• **Prompt**
Write out only the lines from the start of the entries up to and including the line with "(l0) at (22.7,523.6)"; please skip the pictures.

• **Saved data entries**
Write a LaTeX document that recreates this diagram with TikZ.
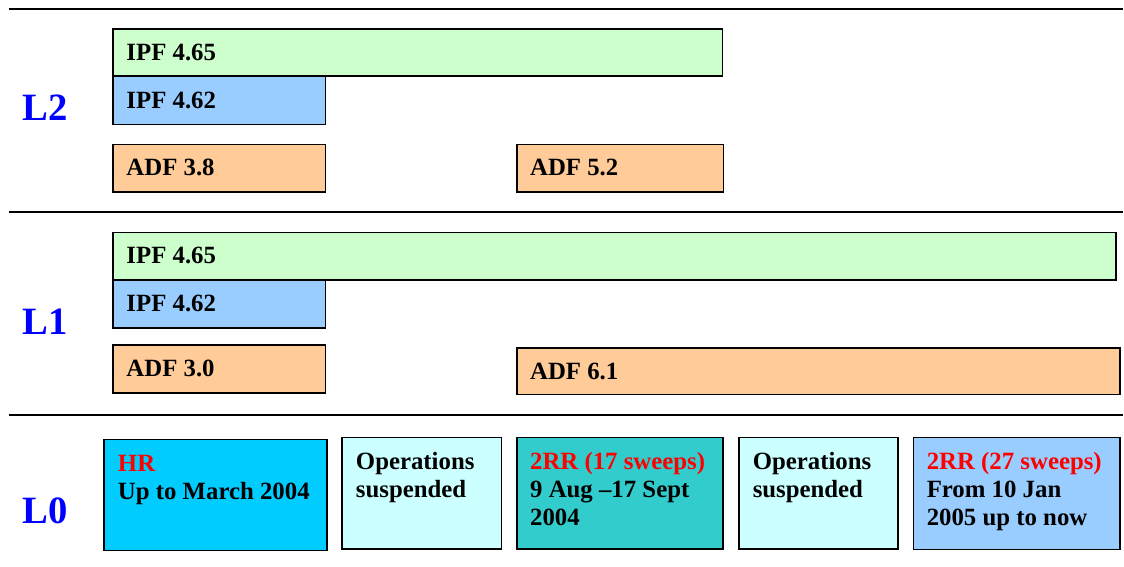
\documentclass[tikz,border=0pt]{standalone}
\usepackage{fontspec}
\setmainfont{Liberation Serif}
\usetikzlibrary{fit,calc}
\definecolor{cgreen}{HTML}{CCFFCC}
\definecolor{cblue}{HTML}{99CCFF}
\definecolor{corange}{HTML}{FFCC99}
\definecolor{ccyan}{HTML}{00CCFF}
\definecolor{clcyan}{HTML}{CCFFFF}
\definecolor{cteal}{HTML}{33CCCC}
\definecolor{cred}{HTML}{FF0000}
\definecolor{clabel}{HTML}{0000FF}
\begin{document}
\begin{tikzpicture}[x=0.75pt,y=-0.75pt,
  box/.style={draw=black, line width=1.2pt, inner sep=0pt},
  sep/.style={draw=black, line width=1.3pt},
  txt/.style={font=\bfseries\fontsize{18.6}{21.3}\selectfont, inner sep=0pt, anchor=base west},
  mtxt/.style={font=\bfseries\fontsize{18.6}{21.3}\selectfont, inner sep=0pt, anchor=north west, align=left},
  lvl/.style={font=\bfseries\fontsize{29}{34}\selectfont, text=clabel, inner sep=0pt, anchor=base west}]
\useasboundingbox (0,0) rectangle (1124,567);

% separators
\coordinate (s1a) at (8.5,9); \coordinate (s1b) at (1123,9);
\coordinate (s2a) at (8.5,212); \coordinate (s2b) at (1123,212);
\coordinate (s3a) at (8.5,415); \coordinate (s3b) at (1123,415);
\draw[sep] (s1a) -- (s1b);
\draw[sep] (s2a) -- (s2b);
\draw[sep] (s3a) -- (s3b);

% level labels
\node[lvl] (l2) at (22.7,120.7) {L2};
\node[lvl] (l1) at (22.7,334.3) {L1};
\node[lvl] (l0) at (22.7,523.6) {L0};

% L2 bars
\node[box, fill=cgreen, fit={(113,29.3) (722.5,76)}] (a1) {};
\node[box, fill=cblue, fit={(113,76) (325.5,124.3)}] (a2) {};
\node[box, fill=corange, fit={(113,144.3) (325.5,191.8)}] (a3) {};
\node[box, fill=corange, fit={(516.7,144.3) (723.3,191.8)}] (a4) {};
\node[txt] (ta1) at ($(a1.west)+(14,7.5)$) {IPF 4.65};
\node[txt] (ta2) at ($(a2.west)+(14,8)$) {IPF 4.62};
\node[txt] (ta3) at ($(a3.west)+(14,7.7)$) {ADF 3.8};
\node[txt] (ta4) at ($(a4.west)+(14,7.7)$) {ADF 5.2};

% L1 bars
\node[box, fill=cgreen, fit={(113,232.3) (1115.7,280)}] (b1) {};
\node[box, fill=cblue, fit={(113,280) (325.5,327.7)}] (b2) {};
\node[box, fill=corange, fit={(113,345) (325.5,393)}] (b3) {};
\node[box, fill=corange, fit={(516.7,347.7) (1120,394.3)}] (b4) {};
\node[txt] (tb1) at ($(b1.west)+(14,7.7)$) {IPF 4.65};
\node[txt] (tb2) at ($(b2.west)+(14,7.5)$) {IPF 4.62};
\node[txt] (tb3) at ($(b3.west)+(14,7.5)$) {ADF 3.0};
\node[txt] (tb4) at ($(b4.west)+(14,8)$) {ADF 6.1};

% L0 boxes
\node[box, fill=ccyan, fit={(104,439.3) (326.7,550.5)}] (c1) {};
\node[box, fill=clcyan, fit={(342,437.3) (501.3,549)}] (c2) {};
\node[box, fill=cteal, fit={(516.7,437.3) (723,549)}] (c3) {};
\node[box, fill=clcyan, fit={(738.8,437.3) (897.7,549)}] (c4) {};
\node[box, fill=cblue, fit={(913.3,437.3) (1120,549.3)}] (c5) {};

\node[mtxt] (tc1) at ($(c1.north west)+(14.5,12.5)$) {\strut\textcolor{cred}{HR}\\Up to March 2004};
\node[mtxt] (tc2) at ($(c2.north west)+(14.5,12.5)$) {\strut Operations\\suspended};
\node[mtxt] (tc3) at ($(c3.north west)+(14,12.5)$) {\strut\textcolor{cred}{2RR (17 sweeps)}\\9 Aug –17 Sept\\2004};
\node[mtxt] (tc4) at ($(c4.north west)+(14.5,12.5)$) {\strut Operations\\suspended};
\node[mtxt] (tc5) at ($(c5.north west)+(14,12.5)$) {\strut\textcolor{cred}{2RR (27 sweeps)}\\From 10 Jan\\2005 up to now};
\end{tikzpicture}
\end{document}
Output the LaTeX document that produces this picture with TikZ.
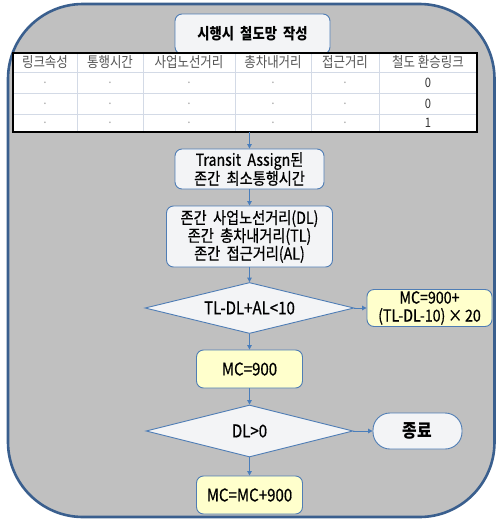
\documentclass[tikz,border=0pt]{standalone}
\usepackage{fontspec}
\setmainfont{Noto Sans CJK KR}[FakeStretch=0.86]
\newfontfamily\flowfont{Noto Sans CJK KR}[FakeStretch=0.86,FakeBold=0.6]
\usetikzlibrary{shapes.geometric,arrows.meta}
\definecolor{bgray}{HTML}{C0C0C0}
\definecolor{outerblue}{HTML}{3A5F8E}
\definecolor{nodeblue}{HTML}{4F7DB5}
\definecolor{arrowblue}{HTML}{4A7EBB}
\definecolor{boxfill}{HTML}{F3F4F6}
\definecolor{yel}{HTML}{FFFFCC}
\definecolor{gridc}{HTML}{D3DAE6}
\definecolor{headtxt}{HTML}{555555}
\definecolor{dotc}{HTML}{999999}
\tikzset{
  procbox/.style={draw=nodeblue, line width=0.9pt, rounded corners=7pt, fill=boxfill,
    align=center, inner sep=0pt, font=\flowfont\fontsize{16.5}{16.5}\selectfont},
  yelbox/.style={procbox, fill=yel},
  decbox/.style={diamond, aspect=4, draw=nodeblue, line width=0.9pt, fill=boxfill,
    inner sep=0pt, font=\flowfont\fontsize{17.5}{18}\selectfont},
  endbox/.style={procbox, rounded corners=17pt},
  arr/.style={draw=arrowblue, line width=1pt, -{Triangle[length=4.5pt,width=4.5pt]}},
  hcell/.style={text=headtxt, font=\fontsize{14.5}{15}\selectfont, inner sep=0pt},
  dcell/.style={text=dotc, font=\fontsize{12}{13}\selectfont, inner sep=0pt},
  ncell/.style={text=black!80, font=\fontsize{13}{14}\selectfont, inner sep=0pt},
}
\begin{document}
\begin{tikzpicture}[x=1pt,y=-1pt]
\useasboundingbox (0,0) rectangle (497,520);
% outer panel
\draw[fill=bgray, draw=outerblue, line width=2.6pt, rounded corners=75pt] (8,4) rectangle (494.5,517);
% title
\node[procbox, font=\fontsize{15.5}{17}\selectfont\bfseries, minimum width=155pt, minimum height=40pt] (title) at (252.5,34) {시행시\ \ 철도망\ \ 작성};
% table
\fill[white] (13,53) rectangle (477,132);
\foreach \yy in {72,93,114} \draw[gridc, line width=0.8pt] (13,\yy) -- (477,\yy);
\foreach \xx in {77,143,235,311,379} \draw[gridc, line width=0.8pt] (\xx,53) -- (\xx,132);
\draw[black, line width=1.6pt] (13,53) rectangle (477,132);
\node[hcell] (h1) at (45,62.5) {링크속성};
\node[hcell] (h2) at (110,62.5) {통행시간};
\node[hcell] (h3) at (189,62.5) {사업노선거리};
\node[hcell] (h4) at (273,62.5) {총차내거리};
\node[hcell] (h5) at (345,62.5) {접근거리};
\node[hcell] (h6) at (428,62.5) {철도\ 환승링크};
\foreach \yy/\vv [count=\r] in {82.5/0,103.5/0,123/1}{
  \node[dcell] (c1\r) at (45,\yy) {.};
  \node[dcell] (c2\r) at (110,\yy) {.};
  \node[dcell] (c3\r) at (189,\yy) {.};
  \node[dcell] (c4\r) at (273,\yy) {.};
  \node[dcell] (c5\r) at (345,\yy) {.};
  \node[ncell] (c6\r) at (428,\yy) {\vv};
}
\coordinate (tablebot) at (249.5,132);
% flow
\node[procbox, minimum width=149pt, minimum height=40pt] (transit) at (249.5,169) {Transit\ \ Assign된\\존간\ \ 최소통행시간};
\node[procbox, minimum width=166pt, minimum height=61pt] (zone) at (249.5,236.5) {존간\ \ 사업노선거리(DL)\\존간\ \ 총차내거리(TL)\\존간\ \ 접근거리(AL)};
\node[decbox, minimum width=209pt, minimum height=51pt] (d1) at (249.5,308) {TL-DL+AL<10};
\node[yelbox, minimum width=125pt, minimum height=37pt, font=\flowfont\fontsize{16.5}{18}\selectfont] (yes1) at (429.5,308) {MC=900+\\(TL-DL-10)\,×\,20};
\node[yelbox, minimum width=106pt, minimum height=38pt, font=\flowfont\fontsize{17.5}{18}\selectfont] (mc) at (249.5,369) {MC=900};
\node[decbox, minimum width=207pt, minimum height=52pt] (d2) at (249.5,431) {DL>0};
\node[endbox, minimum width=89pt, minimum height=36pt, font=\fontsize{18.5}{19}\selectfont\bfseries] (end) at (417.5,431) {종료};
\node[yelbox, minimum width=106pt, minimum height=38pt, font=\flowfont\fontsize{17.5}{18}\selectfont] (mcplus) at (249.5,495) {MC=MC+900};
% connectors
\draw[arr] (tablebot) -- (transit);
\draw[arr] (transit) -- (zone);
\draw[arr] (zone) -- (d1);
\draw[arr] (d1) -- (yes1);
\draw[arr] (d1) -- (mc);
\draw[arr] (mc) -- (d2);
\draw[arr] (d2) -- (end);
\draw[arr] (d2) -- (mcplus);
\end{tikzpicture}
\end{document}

• **Complete answer**
Write a LaTeX document that recreates this diagram with TikZ.
\documentclass[tikz,border=0pt]{standalone}
\usepackage{fontspec}
\setmainfont{Liberation Serif}
\usetikzlibrary{fit,calc}
\definecolor{cgreen}{HTML}{CCFFCC}
\definecolor{cblue}{HTML}{99CCFF}
\definecolor{corange}{HTML}{FFCC99}
\definecolor{ccyan}{HTML}{00CCFF}
\definecolor{clcyan}{HTML}{CCFFFF}
\definecolor{cteal}{HTML}{33CCCC}
\definecolor{cred}{HTML}{FF0000}
\definecolor{clabel}{HTML}{0000FF}
\begin{document}
\begin{tikzpicture}[x=0.75pt,y=-0.75pt,
  box/.style={draw=black, line width=1.2pt, inner sep=0pt},
  sep/.style={draw=black, line width=1.3pt},
  txt/.style={font=\bfseries\fontsize{18.6}{21.3}\selectfont, inner sep=0pt, anchor=base west},
  mtxt/.style={font=\bfseries\fontsize{18.6}{21.3}\selectfont, inner sep=0pt, anchor=north west, align=left},
  lvl/.style={font=\bfseries\fontsize{29}{34}\selectfont, text=clabel, inner sep=0pt, anchor=base west}]
\useasboundingbox (0,0) rectangle (1124,567);

% separators
\coordinate (s1a) at (8.5,9); \coordinate (s1b) at (1123,9);
\coordinate (s2a) at (8.5,212); \coordinate (s2b) at (1123,212);
\coordinate (s3a) at (8.5,415); \coordinate (s3b) at (1123,415);
\draw[sep] (s1a) -- (s1b);
\draw[sep] (s2a) -- (s2b);
\draw[sep] (s3a) -- (s3b);

% level labels
\node[lvl] (l2) at (22.7,120.7) {L2};
\node[lvl] (l1) at (22.7,334.3) {L1};
\node[lvl] (l0) at (22.7,523.6) {L0};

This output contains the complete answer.